In the February 18 print No Dreams, Just a Body, one body lies on its back, facing upward in a landscape of fire. The sky’s torn in half. For me, the corpse seems to speak some lines of the Austrian poet Georg Trakl, who took his own life while at the front in World War I: “Cold metal stands upon my brow / Spiders seek my heart. / It is a light, which goes out in my mouth.” But it’s the spirit of Franz Kafka that most haunts this work. It’s a world where people are victims of erratic forces, helpless in front of a power that seems to operate within its own arbitrary and incomprehensible rules. The February 12 print Because of Kafka is a diptych. In one half the image looks like a beetle, and in the other there are scratched marks that resemble bombs or the larvae of insects. Strange insectlike creatures crawl through the bleak night landscapes in all these prints. The dominant recurring creature is a snail, which first appears in the center of a triptych for February 7, Fragments in Agony, and again in a black and red landscape for January 27, The Archaeology of Power, Fossilized Snails.

Perhaps only the snail survives saturation bombing. In a conversation with the writer Max Brod, Kafka reportedly said there’s “an infinite amount of hope, but not for us.” We have no way of knowing for whom this hope is reserved. Is it for the victims or the victimizers? In the last print of the series, March 5’s The Last Ones, Everybody’s Requiem, there are two figures, one pressing his head down on the other’s head–the dance of the conqueror and the conquered, in which there’s no hope for either.

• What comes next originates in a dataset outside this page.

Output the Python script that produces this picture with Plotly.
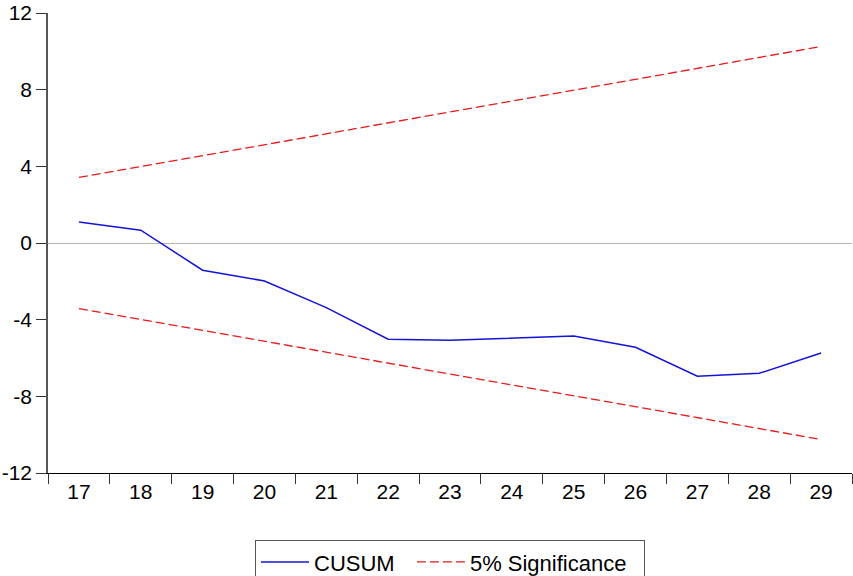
import plotly.graph_objects as go

periods = ["17", "18", "19", "20", "21", "22", "23", "24", "25", "26", "27", "28", "29"]
cusum = [1.10, 0.67, -1.42, -1.98, -3.37, -5.02, -5.07, -4.97, -4.85, -5.44, -6.95, -6.80, -5.74]
upper = [3.42, 3.99, 4.56, 5.13, 5.70, 6.27, 6.84, 7.40, 7.97, 8.54, 9.11, 9.68, 10.25]
lower = [-3.42, -3.99, -4.56, -5.13, -5.70, -6.27, -6.84, -7.40, -7.97, -8.54, -9.11, -9.68, -10.25]
y_ticks = [-12, -8, -4, 0, 4, 8, 12]
y_tick_labels = ["-12", "-8", "-4", "0", "4", "8", "12"]

fig = go.Figure()
fig.add_trace(go.Scatter(x=periods, y=cusum, mode="lines", name="CUSUM\u00a0\u00a0",
                         line=dict(color="#1414d8", width=1.5)))
fig.add_trace(go.Scatter(x=periods, y=upper, mode="lines", name="5%\u00a0Significance\u00a0\u00a0",
                         line=dict(color="#e8191c", width=1.3, dash="9px,4px")))
fig.add_trace(go.Scatter(x=periods, y=lower, mode="lines", name="5% Significance",
                         showlegend=False,
                         line=dict(color="#e8191c", width=1.3, dash="9px,4px")))

font = dict(family="Liberation Sans, Arial, sans-serif", size=21, color="black")
legend_font = dict(family="Liberation Sans, Arial, sans-serif", size=22, color="black")

fig.update_layout(
    width=853, height=576,
    margin=dict(l=48, r=1, t=13, b=103, autoexpand=False),
    paper_bgcolor="white", plot_bgcolor="white",
    font=font,
    showlegend=True,
    legend=dict(orientation="h", x=0.5, xanchor="center", y=-0.146, yanchor="top",
                bordercolor="#555555", borderwidth=1, font=legend_font,
                itemwidth=48, tracegroupgap=0),
    xaxis=dict(type="category", range=[-0.5, 12.5], tickson="boundaries",
               ticks="outside", ticklen=10, tickcolor="#333333", tickwidth=1,
               showline=True, linecolor="black", linewidth=1, automargin=False,
               showgrid=False, zeroline=False, tickfont=font),
    yaxis=dict(range=[-12, 12], tickvals=y_ticks, ticktext=y_tick_labels,
               ticks="outside", ticklen=10, automargin=False,
               tickcolor="#333333", tickwidth=1,
               showline=True, linecolor="#555555", linewidth=1.5,
               showgrid=False, zeroline=True, zerolinecolor="#b4b4b4", zerolinewidth=1,
               tickfont=font, ticklabelshift=0, ticklabeloverflow="allow"),
)

fig.write_html("out.html", config={"displayModeBar": False},
               post_script="document.body.style.margin='0';document.body.style.overflow='hidden';")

So is it the creatures, the snails, for which there’s hope? Considering Kafka’s words, German critic Walter Benjamin claimed that this hope was not reserved for Kafka’s creatures, not even for the hybrids or imaginary animals since they lived under the spell of the family. For Benjamin, there may be hope only for those who have escaped from the family.

These images aren’t meant to explain, but rather to allow us to perceive war in a special way. They lead us to a vision. Artists are no longer valued as the producers of their work but for the quality of their vision and imagination as expressed in that work. In this role, there’s no place for competition. There’s only the endeavor to become what one is, though the road to art may be crooked.